Der seit einem Jahr wirkende Intendant Benedikt von Peter und sein Leitungsteam wollen ausgewählte Produktionen der letzten Spielzeit nochmals auf die Bühne bringen.Pandemiebedingt konnten diese nur wenig Publikum erreichen. Neun Stücke – Oper, Schauspiel, Ballett – werden während sechs Wochen nochmals gespielt, insgesamt 46 Vorstellungen zu günstigen Sonderpreisen.
Dazu will ein Rahmenprogramm sowohl vor als auch im Theaterfoyer des Grossen Hauses dem Basler Publikum eine Art Festivalstimmung vermitteln. Bis jetzt habe ich bei Besuchen allerdings wenig davon feststellen können. Die „Extrabar by Nomad“ auf dem Theaterplatz dümpelt (bei happigen Preisen) vor sich hin, im neuen Theatercafé im Foyer treffen sich am Nachmittag nur wenige Freundinnen zum Kaffeeklatsch, der einsame Dance-Floor im Foyer wird sich hoffentlich an vorstellungsfreien Abenden füllen. Ob die Einführungen zu den Stücken unter dem Label „Extra-Wochen“ mehr sein werden als die seit Jahren üblichen Dienstleistungen und und allenfalls ein Festival-Feeling erzeugen werden, ist abzuwarten.
Metamorphosen
Hoffnung ist aber berechtigt im Blick auf die zum Teil hochkarätigen Produktionen, die während dieser sechs Wochen wieder aufgenommen werden. Eine davon ist das bejubelte Schauspiel „Metamorphosen“ nach Ovid. Der Regisseur Antú Romero Nunes gehört zum neuen vierköpfigen Leitungsteam des Schauspiels Basel. Seine Beschäftigung mit antiken Stoffen hatte ihm bereits 2018 einen Erfolg beschert: Die Produktion „Die Odyssee – eine Irrfahrt nach Homer“ war im gleichen Jahr ans Berliner Theatertreffen eingeladen worden.
Und nun also einer der gewaltigsten antiken Stoffe überhaupt. Geschaffen hat die in Hexametern verfasste Dichtung zwischen 1 und 8 n. Chr. der römische Dichter Publius Ovidius Naso, genannt Ovid. 12’000 Verse in 15 Büchern, gefüllt mit 250 Mythen und Dichtungen der griechisch-römischen Überlieferung – das hat Antú Romero Nunes für die Bühne bearbeitet.

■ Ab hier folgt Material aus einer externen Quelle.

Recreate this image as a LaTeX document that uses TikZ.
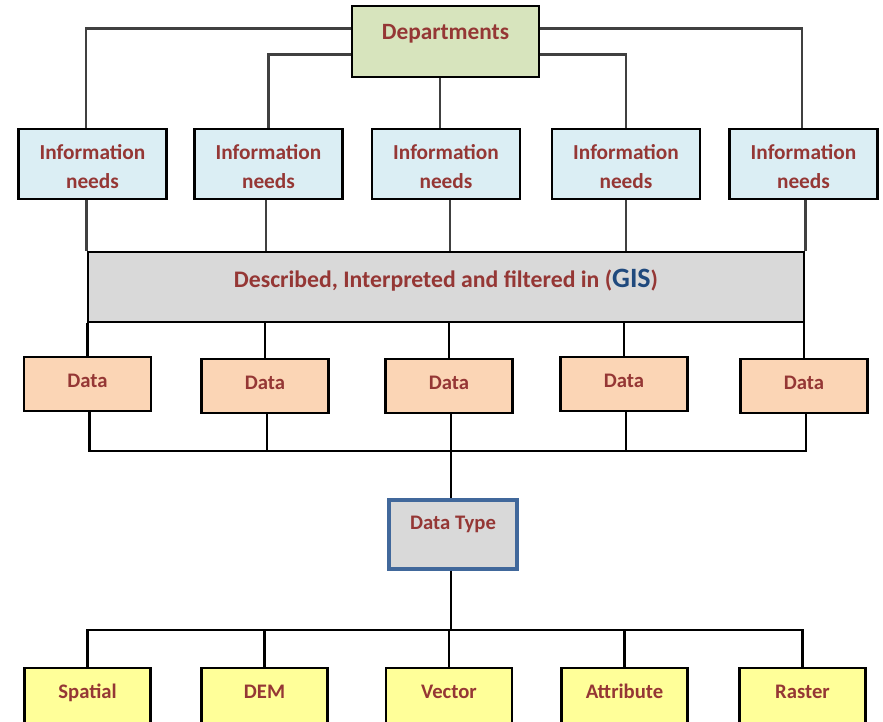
\documentclass[tikz,border=0pt]{standalone}
\usepackage{fontspec}
\setmainfont{Carlito}
\usetikzlibrary{calc}
\definecolor{txtred}{HTML}{953735}
\definecolor{gisblue}{HTML}{1F497D}
\definecolor{deptfill}{HTML}{D7E4BD}
\definecolor{infofill}{HTML}{DBEEF4}
\definecolor{grayfill}{HTML}{D9D9D9}
\definecolor{datafill}{HTML}{FBD5B5}
\definecolor{yelfill}{HTML}{FFFF99}
\definecolor{dtborder}{HTML}{41689B}
\definecolor{gline}{HTML}{404040}
\newcommand{\infotext}{\rule{0pt}{15pt}Information\\needs}
\begin{document}
\begin{tikzpicture}[x=0.75pt,y=-0.75pt,
  box/.style={draw=black,line width=2.2pt,inner sep=0pt,text=txtred,
    font=\bfseries\fontsize{15.5}{18}\selectfont},
  deptbox/.style={box,fill=deptfill,minimum width=140.25pt,minimum height=53.25pt,
    text height=24.75pt,text depth=28.5pt,font=\bfseries\fontsize{17.5}{20}\selectfont},
  infobox/.style={box,fill=infofill,minimum width=111pt,minimum height=52.5pt,align=center,
    font=\bfseries\fontsize{16}{21.75}\selectfont},
  gisbox/.style={box,fill=grayfill,minimum width=537pt,minimum height=52.5pt,
    text height=26.25pt,text depth=26.25pt,font=\bfseries\fontsize{17.8}{20}\selectfont},
  databox/.style={box,fill=datafill,minimum width=95.25pt,minimum height=40.5pt,
    text height=22.5pt,text depth=18pt},
  typebox/.style={box,draw=dtborder,line width=2.6pt,fill=grayfill,minimum width=96pt,minimum height=51.75pt,
    text height=21.75pt,text depth=30pt},
  leafbox/.style={box,fill=yelfill,minimum width=94.5pt,minimum height=52.5pt,
    text height=22.5pt,text depth=30pt},
  gconn/.style={draw=gline,line width=1.8pt},
  bconn/.style={draw=black,line width=1.8pt}]
\useasboundingbox (0,0) rectangle (883,722);
\fill[white] (0,0) rectangle (883,722);
\clip (0,0) rectangle (883,722);

% nodes
\node[deptbox] (dept) at (445.5,41.5) {Departments};
\node[infobox] (i1) at (92.5,164) {\infotext};
\node[infobox] (i2) at (268.5,164) {\infotext};
\node[infobox] (i3) at (446,164) {\infotext};
\node[infobox] (i4) at (626,164) {\infotext};
\node[infobox] (i5) at (803.5,164) {\infotext};
\node[gisbox] (gis) at (446,287) {Described, Interpreted and filtered in ({\color{gisblue}\fontsize{21}{22}\selectfont GIS})};
\node[databox] (d1) at (87.5,384) {Data};
\node[databox] (d2) at (265,386) {Data};
\node[databox] (d3) at (449,386) {Data};
\node[databox] (d4) at (624,384) {Data};
\node[databox] (d5) at (804,386) {Data};
\node[typebox] (dt) at (453,534.5) {Data Type};
\node[leafbox] (b1) at (87.5,703) {Spatial};
\node[leafbox] (b2) at (264.5,703) {DEM};
\node[leafbox] (b3) at (449,703) {Vector};
\node[leafbox] (b4) at (624.5,703) {Attribute};
\node[leafbox] (b5) at (802.5,703) {Raster};

% departments to information needs
\draw[gconn] ($(dept.north west)+(0,24)$) -| ($(i1.north)+(-6.5,0)$);
\draw[gconn] ($(dept.north west)+(0,50)$) -| (i2.north);
\draw[gconn] ($(i3.north)+(-6,0)$) coordinate (c3) -- (c3 |- dept.south);
\draw[gconn] ($(dept.north east)+(0,50)$) -| (i4.north);
\draw[gconn] ($(dept.north east)+(0,24)$) -| ($(i5.north)+(-1.5,0)$);

% information needs to GIS bar
\draw[gconn] (i1.south -| gis.north west) -- (gis.north west);
\draw[gconn] ($(i2.south)+(-2.5,0)$) coordinate (e2) -- (e2 |- gis.north);
\draw[gconn] ($(i3.south)+(4,0)$) coordinate (e3) -- (e3 |- gis.north);
\draw[gconn] (i4.south) -- (i4.south |- gis.north);
\draw[gconn] (i5.south -| gis.north east) -- (gis.north east);

% GIS bar to data
\foreach \n in {d1,d2,d3,d4,d5}
  \draw[bconn] (\n.north) -- (\n.north |- gis.south);

% data to data type
\coordinate (hub) at (451,451);
\coordinate (legA) at ($(d1.south)+(2,0)$);
\coordinate (legB) at ($(d2.south)+(2,0)$);
\coordinate (legC) at ($(d3.south)+(2,0)$);
\coordinate (legD) at ($(d4.south)+(2,0)$);
\coordinate (legE) at ($(d5.south)+(2,0)$);
\foreach \n in {A,B,C,D,E}
  \draw[bconn] (leg\n) -- (leg\n |- hub);
\draw[bconn,line cap=rect] (legA |- hub) -- (legE |- hub);
\draw[bconn] (hub) -- (hub |- dt.north);

% data type to leaves
\coordinate (hub2) at (451,630);
\draw[bconn] (hub2 |- dt.south) -- (hub2);
\draw[bconn,line cap=rect] (b1.north |- hub2) -- (b5.north |- hub2);
\foreach \n in {b1,b2,b3,b4,b5}
  \draw[bconn] (\n.north) -- (\n.north |- hub2);
\end{tikzpicture}
\end{document}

Das schwer zu fassende Thema der immerwährenden Verwandlung allen Seins, ob von Göttern oder von Erdbewohnern, wird nach über 2000 Jahren in einen Schauspielabend von dreieinhalb Stunden gepresst. Ist das Basler Team der Selbstüberschätzung anheimgefallen, der Hybris, welche eine grosse Rolle spielt in diesem antiken Wechselspiel von Macht, Begierde, Rache und Strafe? Wie lassen sich diese Metamorphosen, die ständige Verwandlung des Existenten in das Fiktive, Unmögliche, Irreale darstellen? Richtig. Mit Theater eben.
Ein Lied, das niemals endet
Nunes, der auch für die Regie zeichnet, erarbeitete mit elf hochmotivierten Schauspielerinnen und Schauspielern sowie den Komponisten Anna Bauer und Johannes Hofmann eine Bühnenfassung, welche vom Publikum viel Mitdenken fordert, aber in einzelnen Szene auch in wirksame Clownerien und sogar baslerisch-lokales Augenzwinkern (Äolos-Szene) umschlagen kann. Besonders positiv überraschen neben den darstellerischen die Gesangsqualitäten der Schauspieltruppe. Durchgehend findet Nunes zu all diesen Verwandlungen aber auch höchst ästhetische Bilder, nicht zuletzt dank der wirkungsvollen Kostüme von Victoria Behr.
Wie die verwandelten Menschen der Antike überzeugt waren, dass sie nach ihrer Verwandlung, also ihrem Tod, ihr eigenes Wesen in einer neuen Daseinsform behalten würden, wünschen auch wir uns, dass die Theater – wie seit zweieinhalbtausend Jahren – ihre Metaphern weiterspinnen und in immer neue Formen überführen. In diesem Sinne: Auf in die nächste Spielzeit! Pandemie hin oder her.
Theater Basel: Metamophosen. Nach Ovid
Nächste Vorstellungen. 25. und 26. August, 3. und 4. September, 12. September
Die neue Spielzeit 2021/22 wird eingeläutet mit einem Theaterplatz-Fest am 11. September: „Ein Quartier feiert Kultur“.